Tuesday, March 27, 2007

Can Apple TV win?

I have not seen any significant value created by Apple TV, at least this first-generation product. Today's computers, especially the laptops, could be easily connected to TV, and you can use TV as a monitor to display anything on your computer. However, most people do not know how to do it. If the Apple TV only can sync the content from your computer and play it on TV, I do not see why I would pay $299 to buy it. The wireless is a good selling point, but is it worth the money? If the next generation of Apple TV can enable user to download movie from iTunes directly without the help of computer, it might be able to be a winner in the future entertainment market.

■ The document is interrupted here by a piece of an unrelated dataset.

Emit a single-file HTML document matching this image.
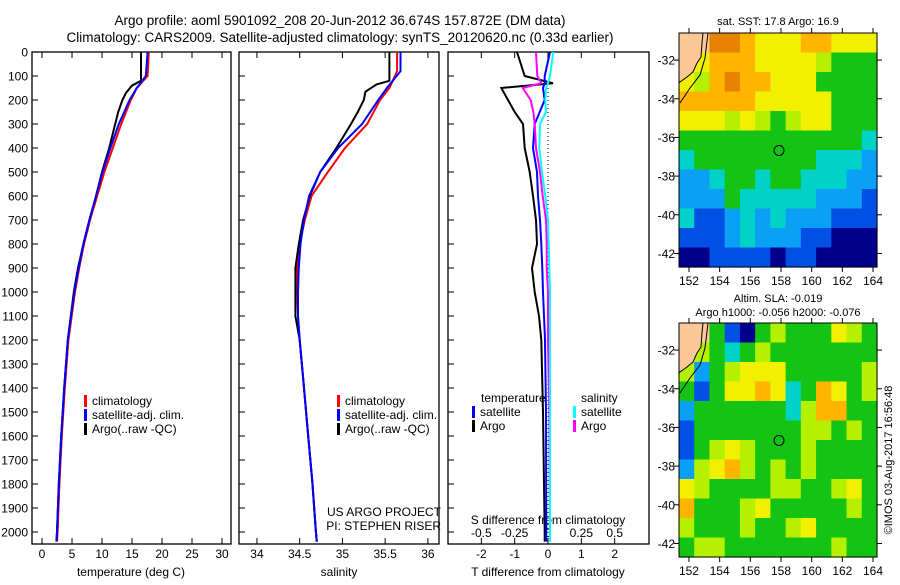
<!DOCTYPE html>
<html><head><meta charset="utf-8"><style>
body{margin:0;background:#fff;}
svg{font-family:"Liberation Sans",sans-serif;}
text{fill:#000;}
</style></head><body>
<svg id="c" width="900" height="580" xmlns="http://www.w3.org/2000/svg" data-name="argo-profile-figure" data-interactable="false">
<text x="340" y="25" font-size="13.5" text-anchor="middle" data-name="title-line-1" data-interactable="false">Argo profile: aoml 5901092_208 20-Jun-2012 36.674S 157.872E (DM data)</text>
<text x="340" y="42" font-size="13.5" text-anchor="middle" data-name="title-line-2" data-interactable="false">Climatology: CARS2009. Satellite-adjusted climatology: synTS_20120620.nc (0.33d earlier)</text>
<g id="g"></g>
</svg>
<script>
// ---- data ----
const tDepth=[0,100,150,200,300,400,500,600,700,800,900,1000,1200,1400,1600,1800,2000,2040];
const tClim=[17.8,17.6,15.8,14.8,13.2,11.8,10.4,9.2,8.0,7.0,6.2,5.5,4.4,3.8,3.3,2.9,2.6,2.5];
const tSat=[17.6,17.3,15.8,14.6,12.8,11.4,10.1,9.0,7.9,6.9,6.1,5.4,4.3,3.7,3.2,2.8,2.5,2.4];
const aDepth=[0,120,140,170,200,250,300,400,500,600,700,800,900,1000,1200,1400,1600,1800,2000,2040];
const tArgo=[16.5,16.5,15.0,14.0,13.4,12.7,12.2,11.2,10.0,9.0,7.9,6.9,6.0,5.3,4.3,3.7,3.2,2.8,2.5,2.4];
const sDepth=[0,80,150,200,300,400,500,600,700,800,900,1000,1100,1200,1400,1600,1800,2000,2040];
const sClim=[35.64,35.64,35.55,35.44,35.29,35.03,34.83,34.64,34.56,34.50,34.47,34.47,34.48,34.50,34.55,34.60,34.65,34.69,34.70];
const sSat=[35.68,35.68,35.52,35.42,35.23,34.95,34.74,34.61,34.55,34.51,34.49,34.48,34.48,34.50,34.55,34.60,34.65,34.69,34.70];
const sArgoDepth=[0,120,135,165,200,250,300,400,500,600,700,800,900,1000,1100,1200,1400,1600,1800,2000,2040];
const sArgo=[35.55,35.55,35.4,35.27,35.25,35.18,35.1,34.93,34.74,34.62,34.54,34.49,34.45,34.45,34.45,34.5,34.55,34.6,34.65,34.69,34.7];
const dDepth=[0,100,130,150,200,250,300,400,500,600,700,800,900,1000,1100,1200,1500,2000,2040];
const dTArgo=[-0.93,-0.7,0.15,-1.4,-1.2,-1.0,-0.75,-0.7,-0.55,-0.45,-0.36,-0.33,-0.48,-0.4,-0.27,-0.2,-0.15,-0.1,-0.1];
const dTSat=[0.06,-0.1,-0.1,-0.15,-0.1,-0.25,-0.4,-0.45,-0.33,-0.3,-0.24,-0.2,-0.17,-0.15,-0.12,-0.09,-0.06,-0.05,-0.05];
const dSArgo=[-0.09,-0.08,-0.05,-0.19,-0.13,-0.11,-0.1,-0.09,-0.06,-0.04,-0.015,-0.01,-0.01,0,0,0,0.01,0.015,0.015];
const dSSat=[0.04,0.015,0.0,-0.015,-0.02,-0.015,-0.06,-0.065,-0.045,-0.02,0,0.005,0.01,0.015,0.015,0.015,0.015,0.015,0.015];
const depthTicks=[0,100,200,300,400,500,600,700,800,900,1000,1100,1200,1300,1400,1500,1600,1700,1800,1900,2000];
const tTicks=[0,5,10,15,20,25,30];
const sTicks=[34,34.5,35,35.5,36];
const dTTicks=[-2,-1,0,1,2];
const dSTicks=[-0.5,-0.25,0,0.25,0.5];
const lonTicks=[152,154,156,158,160,162,164];
const latTicks=[-32,-34,-36,-38,-40,-42];
const sstGrid=[
[-1,-1,8,8,7,6,6,6,7,7,6,6,6],
[-1,6,7,7,7,6,6,6,6,5,4,4,4],
[6,5,7,8,7,7,6,6,6,4,4,4,4],
[7,7,7,7,7,6,6,6,6,6,4,4,4],
[6,6,6,5,6,5,4,5,6,6,4,4,4],
[4,4,4,4,4,4,4,4,4,4,4,4,3],
[3,4,4,4,4,4,4,4,4,3,3,3,2],
[2,2,3,4,4,3,4,4,3,3,3,2,2],
[2,2,2,4,3,3,3,3,3,2,2,2,1],
[3,1,1,2,3,2,3,2,2,2,1,1,1],
[1,1,1,2,3,2,2,2,1,1,0,0,0],
[0,0,1,1,1,1,0,1,1,0,0,0,0]];
const slaGrid=[
[-1,-1,4,1,0,4,5,4,4,4,6,5,4],
[-1,5,4,3,4,5,4,4,4,4,4,4,4],
[5,2,4,5,6,6,6,4,4,4,4,4,5],
[4,1,4,6,6,7,6,3,4,7,6,4,5],
[2,4,4,4,4,4,4,3,5,7,7,4,4],
[1,4,4,4,4,4,4,4,5,5,4,5,4],
[1,4,5,6,5,4,4,4,5,4,4,4,4],
[2,5,6,7,5,4,5,4,5,4,4,4,4],
[6,5,4,4,4,4,5,5,4,4,5,6,4],
[7,4,4,4,5,6,4,4,4,4,4,5,4],
[5,4,4,4,5,4,4,5,6,4,4,4,4],
[4,5,5,4,4,4,4,4,4,4,5,4,4]];
const floatLon=157.872, floatLat=-36.674;

const palette=['#00008c','#0050e6','#0aa0f5','#00d2c8','#14c314','#b4f000','#f0f000','#ffb400','#e68200'];
const NS='http://www.w3.org/2000/svg';
const G=document.getElementById('g');
function mk(tag,attrs,parent){const e=document.createElementNS(NS,tag);for(const k in attrs)e.setAttribute(k,attrs[k]);(parent||G).appendChild(e);return e;}
function txt(x,y,s,size,anchor,parent){const e=mk('text',{x:x,y:y,'font-size':size,'text-anchor':anchor||'middle'},parent);e.textContent=s;return e;}

// ---- profile axes ----
const pTop=52, pBot=544;
const yD=d=>pTop+d*0.24;
const panels=[
 {x0:32,x1:231,min:-1.67,max:31.5,name:'temperature-panel'},
 {x0:239,x1:439,min:33.79,max:36.13,name:'salinity-panel'},
 {x0:448,x1:649,min:-3.0,max:3.03,name:'difference-panel'}];
function xs(p,v){return p.x0+(v-p.min)/(p.max-p.min)*(p.x1-p.x0);}
function line(p,depth,vals,color,w,name,fn){
  const pts=depth.map((d,i)=>xs(p,fn?fn(vals[i]):vals[i]).toFixed(1)+','+yD(d).toFixed(1)).join(' ');
  const e=mk('polyline',{points:pts,fill:'none',stroke:color,'stroke-width':w});
  e.setAttribute('data-name',name);
  e.setAttribute('data-interactable','false');
}
panels.forEach((p,i)=>{
  const f=mk('rect',{x:p.x0,y:pTop,width:p.x1-p.x0,height:pBot-pTop,fill:'none',stroke:'#000','stroke-width':1.3});
  f.setAttribute('data-name',p.name+'-frame');
  f.setAttribute('data-interactable','false');
  depthTicks.forEach(d=>{
    mk('line',{x1:p.x0,x2:p.x0+6,y1:yD(d),y2:yD(d),stroke:'#000'});
    if(i==0){const t=txt(28,yD(d)+4.5,String(d),12,'end');t.setAttribute('data-name','depth-tick-label');t.setAttribute('data-interactable','false');}
  });
});
function xt(p,ticks,fmt,ly,topTicks){
  ticks.forEach(v=>{const x=xs(p,v);
    mk('line',{x1:x,x2:x,y1:pBot,y2:pBot-6,stroke:'#000'});
    if(topTicks)mk('line',{x1:x,x2:x,y1:pTop,y2:pTop+6,stroke:'#000'});
    if(ly){const t=txt(x,ly,fmt(v),12);t.setAttribute('data-name','x-tick-label');t.setAttribute('data-interactable','false');}
  });
}
xt(panels[0],tTicks,v=>String(v),558,true);
xt(panels[1],sTicks,v=>String(v),558,true);
xt(panels[2],dTTicks,v=>String(v),558,true);
dSTicks.forEach(v=>{const x=xs(panels[2],v*4);const t=txt(x,537,v===0?'0':String(v),12);t.setAttribute('data-name','s-diff-tick-label');t.setAttribute('data-interactable','false');});
txt(131,576,'temperature (deg C)',12).setAttribute('data-name','temperature-axis-title');
txt(339,576,'salinity',12).setAttribute('data-name','salinity-axis-title');
txt(548,576,'T difference from climatology',12).setAttribute('data-name','t-diff-axis-title');
txt(548,524,'S difference from climatology',12).setAttribute('data-name','s-diff-axis-title');

line(panels[0],tDepth,tClim,'#f00',2,'temp-climatology-line');
line(panels[0],aDepth,tArgo,'#000',2,'temp-argo-line');
line(panels[0],tDepth,tSat,'#00f',2,'temp-satellite-line');
line(panels[1],sDepth,sClim,'#f00',2,'sal-climatology-line');
line(panels[1],sArgoDepth,sArgo,'#000',2,'sal-argo-line');
line(panels[1],sDepth,sSat,'#00f',2,'sal-satellite-line');
mk('line',{x1:548,x2:548,y1:yD(150),y2:pBot,stroke:'#000','stroke-dasharray':'1,3'});
line(panels[2],dDepth,dTArgo,'#000',2,'tdiff-argo-line');
line(panels[2],dDepth,dTSat,'#00f',2,'tdiff-satellite-line');
line(panels[2],dDepth,dSArgo,'#f0f',2,'sdiff-argo-line',v=>v*4);
line(panels[2],dDepth,dSSat,'#0ff',2,'sdiff-satellite-line',v=>v*4);

function leg(x,y,c,s,n){const g=mk('g',{});g.setAttribute('data-name',n);g.setAttribute('data-interactable','false');
  mk('rect',{x:x,y:y-10,width:3,height:12,fill:c},g);txt(x+8,y,s,12,'start',g);}
[[0,'climatology','#f00'],[1,'satellite-adj. clim.','#00f'],[2,'Argo(..raw -QC)','#000']].forEach(([i,s,c])=>{
  leg(84,405+i*14,c,s,'legend-temp-'+i);leg(337,405+i*14,c,s,'legend-sal-'+i);});
txt(481,402,'temperature',12,'start');txt(581,402,'salinity',12,'start');
leg(472,416,'#00f','satellite','legend-tdiff-satellite');leg(472,430,'#000','Argo','legend-tdiff-argo');
leg(573,416,'#0ff','satellite','legend-sdiff-satellite');leg(573,430,'#f0f','Argo','legend-sdiff-argo');
txt(441,516,'US ARGO PROJECT',12,'end');txt(441,530,'PI: STEPHEN RISER',12,'end');

// ---- maps ----
const mX0=679,mX1=877,lonMin=151.35,lonMax=164.26,latTop=-30.6,latBot=-42.7;
function mapPanel(y0,grid,name){
  const y1=y0+234;
  const lx=lon=>mX0+(lon-lonMin)/(lonMax-lonMin)*(mX1-mX0);
  const ly=lat=>y0+(latTop-lat)/(latTop-latBot)*(y1-y0);
  const g=mk('g',{});g.setAttribute('data-name',name);g.setAttribute('data-interactable','false');
  const rows=grid.length,cols=grid[0].length,cw=(mX1-mX0)/cols,ch=(y1-y0)/rows;
  grid.forEach((r,i)=>r.forEach((v,j)=>{
    const c=mk('rect',{x:mX0+j*cw,y:y0+i*ch,width:cw+0.6,height:ch+0.6,fill:v<0?'#fcc896':palette[v]},g);
    c.setAttribute('data-name','map-cell');
    c.setAttribute('data-interactable','false');
  }));
  mk('polygon',{points:`${mX0},${y0} 703,${y0} 702,${y0+10} 701,${y0+24} 697,${y0+30} 693,${y0+39} 687,${y0+44} 680,${y0+49} ${mX0},${y0+50}`,fill:'#fcc896',stroke:'#000'},g);
  mk('polyline',{points:`708,${y0} 705,${y0+25} 700,${y0+42} 690,${y0+55} 680,${y0+70}`,fill:'none',stroke:'#000'},g);
  mk('rect',{x:mX0,y:y0,width:mX1-mX0,height:y1-y0,fill:'none',stroke:'#000'},g);
  const m=mk('circle',{cx:lx(floatLon),cy:ly(floatLat),r:5,fill:'none',stroke:'#000'},g);
  m.setAttribute('data-name','argo-float-marker');
  m.setAttribute('data-interactable','false');
  lonTicks.forEach(v=>{const x=lx(v);mk('line',{x1:x,x2:x,y1:y1,y2:y1+5,stroke:'#000'},g);mk('line',{x1:x,x2:x,y1:y0,y2:y0-5,stroke:'#000'},g);txt(x,y1+18,String(v),12,'middle',g);});
  latTicks.forEach(v=>{const y=ly(v);mk('line',{x1:mX0,x2:mX0-5,y1:y,y2:y,stroke:'#000'},g);mk('line',{x1:mX1,x2:mX1+5,y1:y,y2:y,stroke:'#000'},g);txt(675,y+4.5,String(v),12,'end',g);});
}
mapPanel(33,sstGrid,'sst-map');
mapPanel(323,slaGrid,'sla-map');
txt(778,25,'sat. SST: 17.8 Argo: 16.9',11,'middle').setAttribute('data-name','sst-map-title');
txt(778,302,'Altim. SLA: -0.019',11,'middle').setAttribute('data-name','sla-map-title');
txt(778,316,'Argo h1000: -0.056 h2000: -0.076',11,'middle').setAttribute('data-name','sla-map-subtitle');
const cr=txt(0,0,'©IMOS 03-Aug-2017 16:56:48',11,'middle');
cr.setAttribute('transform','translate(892,460) rotate(-90)');
cr.setAttribute('data-name','copyright-stamp');
</script>
</body></html>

I might be wrong, because there are some not-so-valuable products that still can stay in the market. For example, even a jar can be easily opened with some little help of a spoon, the jar opener still can be sold for about 60 bucks. Maybe its cool design makes it a good decoration in kitchen.

2 comments:

Tom Hamilton said...

I agree with Weimin that the Apple TV product provides limited value, but I also feel that the product is lacking in hardware also. The Apple TV product only provides two methods for connecting it to a TV: HDMI and component (RGB). In other words it only works with high definition (480p or better) televisions. We touched on this in class. It is important to note that according to research firm Informa Telecoms and Media 4% of the market is high-definition compatible. According to Macworld Apple has about a 3.5% market share in the PC market. So I guess it makes sense they would pursue the HDTV market with such a narrow focus. With 1.2 billion households having televisions, why didn't they just add one more video output that would be compatible with the rest of us?

Thanh said...

I actually do think the AppleTV can add value to the right people... like my mom, who would rather have a nice, quiet, simple box than fuss with her computer.

Also, don't forget that each AppleTV is a full-fledged computer running OSX. I think the real value is going to be in the hacks that people will come up with for this thing. Peer to peer file sharing, anyone?